Comma and arithmetics

Should one put a comma before an arithmetic operation? What about long expressions?

Example: The final distance is equal to the initial distance plus initial velocity multiplied by time, plus half the acceleration multiplied by the square of time.

• When it serves to disambiguate, punctuation is always a good thing. In your example, it does: it lets you know it's not [initial velocity] multiplied by [time plus half the acceleration] multiplied by Times Square. Apr 2, 2015 at 13:53
• The final distance is equal to the initial distance plus initial velocity multiplied by time, plus half the acceleration multiplied by the square of time. would possibly be read as The final distance is equal to (the initial distance plus initial velocity) multiplied by time, plus half the acceleration multiplied by the square of time. Dimensionally unsound, but ELU doesn't address such issues. The correct ways of expressing equations are function or flow-diagram formats.... Apr 2, 2015 at 13:53
• Maths has developed the necessary discriminatory equipment; English really hasn't (unless brackets are used in the mathematical way, which becomes unwieldy). Apr 2, 2015 at 13:53

3 Answers

The secret to writing about mathematical equations is to describe the equation as a whole. I would do it this way:

The final distance is equal to the sum of three parts: 1. the initial distance, 2. initial velocity multiplied by time, and 3. half of the acceleration multiplied by the square of time.
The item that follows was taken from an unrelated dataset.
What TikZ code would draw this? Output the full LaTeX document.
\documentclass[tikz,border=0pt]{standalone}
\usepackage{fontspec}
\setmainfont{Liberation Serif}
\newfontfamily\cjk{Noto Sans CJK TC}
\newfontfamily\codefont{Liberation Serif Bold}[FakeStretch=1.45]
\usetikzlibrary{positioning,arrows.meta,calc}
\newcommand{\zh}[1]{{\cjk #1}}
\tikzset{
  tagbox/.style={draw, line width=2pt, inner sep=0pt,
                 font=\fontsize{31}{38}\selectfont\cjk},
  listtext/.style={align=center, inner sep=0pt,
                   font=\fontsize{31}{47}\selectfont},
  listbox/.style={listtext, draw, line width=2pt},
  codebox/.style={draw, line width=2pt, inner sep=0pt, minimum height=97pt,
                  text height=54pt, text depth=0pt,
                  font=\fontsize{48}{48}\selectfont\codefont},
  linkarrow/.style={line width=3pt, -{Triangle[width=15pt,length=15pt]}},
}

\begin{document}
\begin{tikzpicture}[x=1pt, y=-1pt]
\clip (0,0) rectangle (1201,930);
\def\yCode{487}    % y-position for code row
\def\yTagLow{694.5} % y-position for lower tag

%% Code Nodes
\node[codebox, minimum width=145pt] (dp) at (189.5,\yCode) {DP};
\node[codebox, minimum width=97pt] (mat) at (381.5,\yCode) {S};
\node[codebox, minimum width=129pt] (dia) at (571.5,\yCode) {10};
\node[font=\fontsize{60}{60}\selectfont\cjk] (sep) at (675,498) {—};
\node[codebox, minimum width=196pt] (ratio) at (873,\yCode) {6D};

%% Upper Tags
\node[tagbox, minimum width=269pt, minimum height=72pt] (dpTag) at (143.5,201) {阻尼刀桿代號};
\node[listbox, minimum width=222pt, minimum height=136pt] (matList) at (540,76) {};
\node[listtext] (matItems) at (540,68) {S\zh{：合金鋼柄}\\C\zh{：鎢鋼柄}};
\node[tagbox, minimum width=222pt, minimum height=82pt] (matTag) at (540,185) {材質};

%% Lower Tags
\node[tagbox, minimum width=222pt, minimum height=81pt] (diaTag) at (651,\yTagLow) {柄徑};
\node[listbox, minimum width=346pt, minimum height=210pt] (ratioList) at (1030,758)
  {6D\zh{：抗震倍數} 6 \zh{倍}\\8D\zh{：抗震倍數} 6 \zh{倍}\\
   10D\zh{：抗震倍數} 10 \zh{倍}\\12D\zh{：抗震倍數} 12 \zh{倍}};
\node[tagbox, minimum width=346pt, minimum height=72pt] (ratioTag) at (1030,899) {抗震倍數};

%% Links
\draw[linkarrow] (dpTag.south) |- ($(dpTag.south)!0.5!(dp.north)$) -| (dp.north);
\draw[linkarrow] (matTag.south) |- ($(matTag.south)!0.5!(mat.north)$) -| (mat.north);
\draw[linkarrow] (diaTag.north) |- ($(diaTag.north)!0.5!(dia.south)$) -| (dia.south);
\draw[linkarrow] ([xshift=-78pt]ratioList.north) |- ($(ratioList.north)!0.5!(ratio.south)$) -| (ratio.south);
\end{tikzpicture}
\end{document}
Whenever possible, I would follow the written description by showing the equation.

There's a reason equations are best represented by symbols. I don't think mere punctuating it correctly will see you all the way through. I must suggest paraphrasing:

The final distance is equal to the initial distance added to the sum of the initial velocity multiplied by the time taken and half the acceleration multiplied by the square of the time taken.
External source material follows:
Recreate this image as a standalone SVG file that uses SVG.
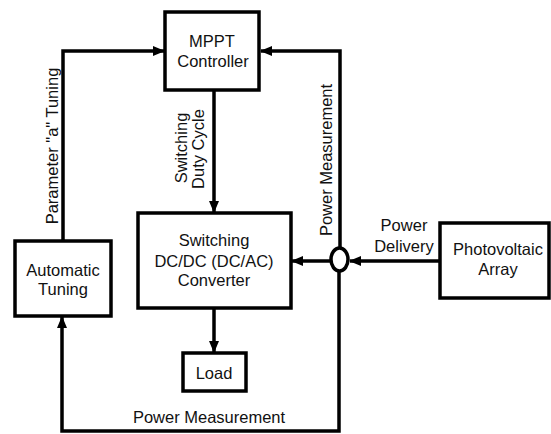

As Edwin pointed out in his comment, commas aren't gonna cut it, you'll have to bring brackets into the mix to avoid ambiguity. And since the usage of brackets in English and in math is vastly different, it would look odd.

I would be extra careful about this, in many European countries you write one-thousand and 2/10ths as follows:

1.000,2

And In North America:

1,000.2

If you want tot write five-thousand Francs:

₣5.000

But you write five thousand dollars,

\$5,000

Thus the arithmetic operations get complicated if you do not obey the cultural norms.